Um passo de cada vezO principal passo para conseguir enfrentar o período da retirada com sucesso, mesmo diante de todas as dificuldades, é entender as etapas e as razões do processo. Segundo Mauer, este é um dos principais obstáculos. “O paciente precisa compreender que já não há necessidade de uso do antidepressivo. Ainda que ele esteja triste, em alguns casos, que devem ser avaliados individualmente pelo psiquiatra, o próprio antidepressivo pode estar piorando este sintoma”, explica. Pois, como dito acima, o cérebro se ajustar ao uso do medicamento e os episódios voltam a ocorrer com mais frequência. Daí a necessidade de fazer a retirada no tempo adequado.

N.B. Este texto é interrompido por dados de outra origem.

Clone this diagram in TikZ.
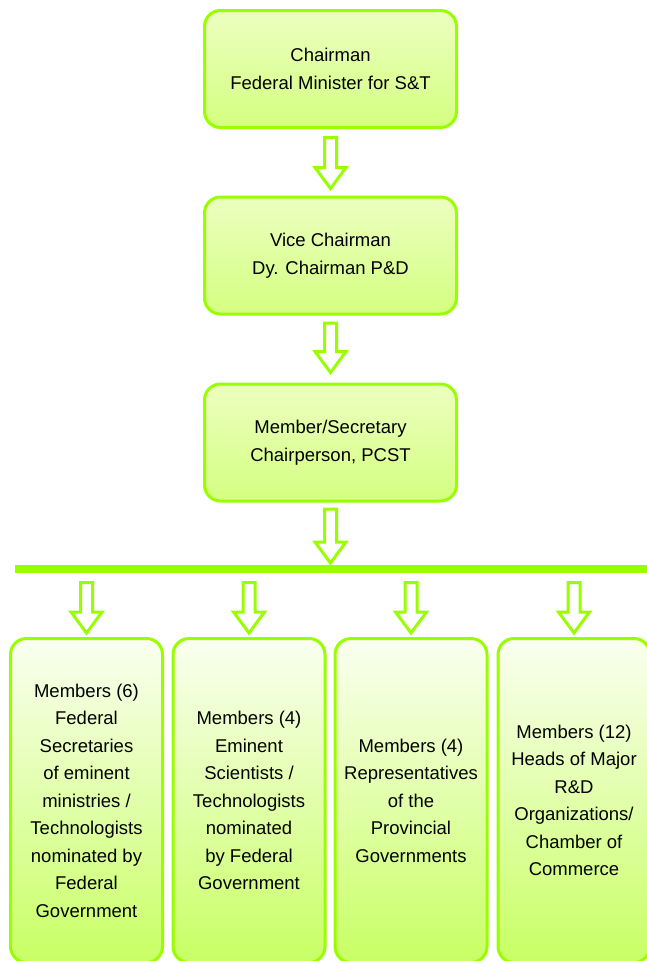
\documentclass[tikz,border=0pt]{standalone}
\usepackage{fontspec}
\setmainfont{Liberation Sans}
\usepackage{xcolor}
\usepackage{tikz}
\usetikzlibrary{calc,shapes.geometric}
\definecolor{limeline}{RGB}{153,255,0}
\definecolor{limetop}{RGB}{236,255,192}
\definecolor{limebot}{RGB}{212,255,128}
\definecolor{membtop}{RGB}{250,255,240}
\definecolor{membbot}{RGB}{200,255,100}
\tikzset{
  headbox/.style={draw=limeline, line width=3pt, rounded corners=16pt,
    top color=limetop, bottom color=limebot, minimum width=252pt,
    minimum height=117pt, inner sep=0pt, align=center,
    font=\fontsize{18.5}{27.5}\selectfont},
  membbox/.style={draw=limeline, line width=3pt, rounded corners=16pt,
    top color=membtop, bottom color=membbot, minimum width=152pt,
    minimum height=324pt, inner sep=0pt, align=center,
    font=\fontsize{18.5}{27.5}\selectfont},
  arrowbox/.style={draw=limeline, fill=white, line width=3pt, line join=miter}
}
% hollow block arrow from #1 down to #2
\newcommand{\downblock}[2]{%
  \draw[arrowbox] let \p1=(#1), \p2=(#2) in
    (\x1-6pt,\y1) -- (\x1+6pt,\y1) -- (\x1+6pt,\y2+21pt)
    -- (\x1+15.5pt,\y2+21pt) -- (\x1,\y2) -- (\x1-15.5pt,\y2+21pt)
    -- (\x1-6pt,\y2+21pt) -- cycle;
}
\begin{document}
\begin{tikzpicture}[x=1pt,y=-1pt]
  \useasboundingbox (0,0) rectangle (646,961);
  % Head boxes
  \node[headbox] (chair) at (330.5,69) {Chairman\\Federal Minister for S\&T};
  \node[headbox] (vice) at (330.5,255.5) {Vice Chairman\\Dy. Chairman P\&D};
  \node[headbox] (secr) at (330.5,442.5) {Member/Secretary\\Chairperson, PCST};
  % Bar
  \path
    (15,569) coordinate (barL)
    (660,569) coordinate (barR)
    (330.5,569) coordinate (barM)
  ;
  \draw[limeline, line width=8pt] (barL) -- (barR);
  % Member boxes
  \node[membbox] (fed) at (86.5,800.5)
    {Members (6)\\Federal\\Secretaries\\of eminent\\ministries /\\Technologists\\nominated by\\Federal\\Government};
  \node[membbox] (sci) at (249,800.5)
    {Members (4)\\Eminent\\Scientists /\\Technologists\\nominated\\by Federal\\Government};
  \node[membbox] (prov) at (411,800.5)
    {Members (4)\\Representatives\\of the\\Provincial\\Governments};
  \node[membbox] (rnd) at (574,800.5)
    {Members (12)\\Heads of Major\\R\&D\\Organizations/\\Chamber of\\Commerce};
  % Arrows
  \downblock{$(chair.south)+(0,8.5)$}{$(vice.north)+(0,-7)$}
  \downblock{$(vice.south)+(0,7.5)$}{$(secr.north)+(0,-10)$}
  \downblock{$(secr.south)+(0,6.5)$}{$(barM)+(0,-6)$}
  \foreach \memb in {fed,sci,prov,rnd}
    \downblock{$(\memb.north |- barM)+(0,13.5)$}{$(\memb.north)+(0,-4)$};
\end{tikzpicture}
\end{document}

O professor destaca, ainda, que é preciso orientar a pessoa com honestidade, adiantando que, durante o processo, ele pode passar por momentos difíceis e necessitar de apoio. “A família também deve entender isso, para oferecer o suporte adequado”, afirma o professor. “É um passo para uma melhora mais duradoura”, acrescenta.
A suspensão, porém, não pode ser feita de forma repentina ou abrupta. Assim, reduz-se o risco de instabilidade e da confusão dos sintomas com os de uma recaída, que pode levar ao retorno à medicação. O especialista observa que cada pessoa deve ser orientada individualmente. “Não há uma receita de bolo. O importante é fazer isso de forma programada, sempre em discussão conjunta com o médico”, sugere Bottura, do IPP.
Em geral, o médico vai reduzindo a dosagem dos medicamentos aos poucos, muitas vezes, fracionando-os em uma farmácia de manipulação. A mudança e a intercalação com outras medicações também podem ser medidas eficazes.
Além de tudo isso, é importante observar outros fatores na rotina do paciente. Para Brenda, alterações no estilo de vida foram ferramentas fundamentais no sucesso da retirada dos antidepressivos. “Me apeguei muito à musculação e, mais tarde, à corrida e isso me abriu espaço e energia para passar tempo de qualidade com amigos e família, que me ajudaram bastante também”, descreve a estudante. “Quando estamos nessa situação, isolamento social é comum, mas estar entre pessoas de quem se gosta faz total diferença”, afirma.
Hoje, faz dois anos que ela deixou os antidepressivos. Compreender tudo o que a levou até ali e conhecer a si mesma foram etapas indispensáveis. “Me sinto leve, mais consciente do que gera gatilhos e mais apta a entender os sinais que a mente e o corpo dão. Sou mais paciente comigo mesma”, completa. Tudo indica que paciência é mesmo uma palavra-chave aqui.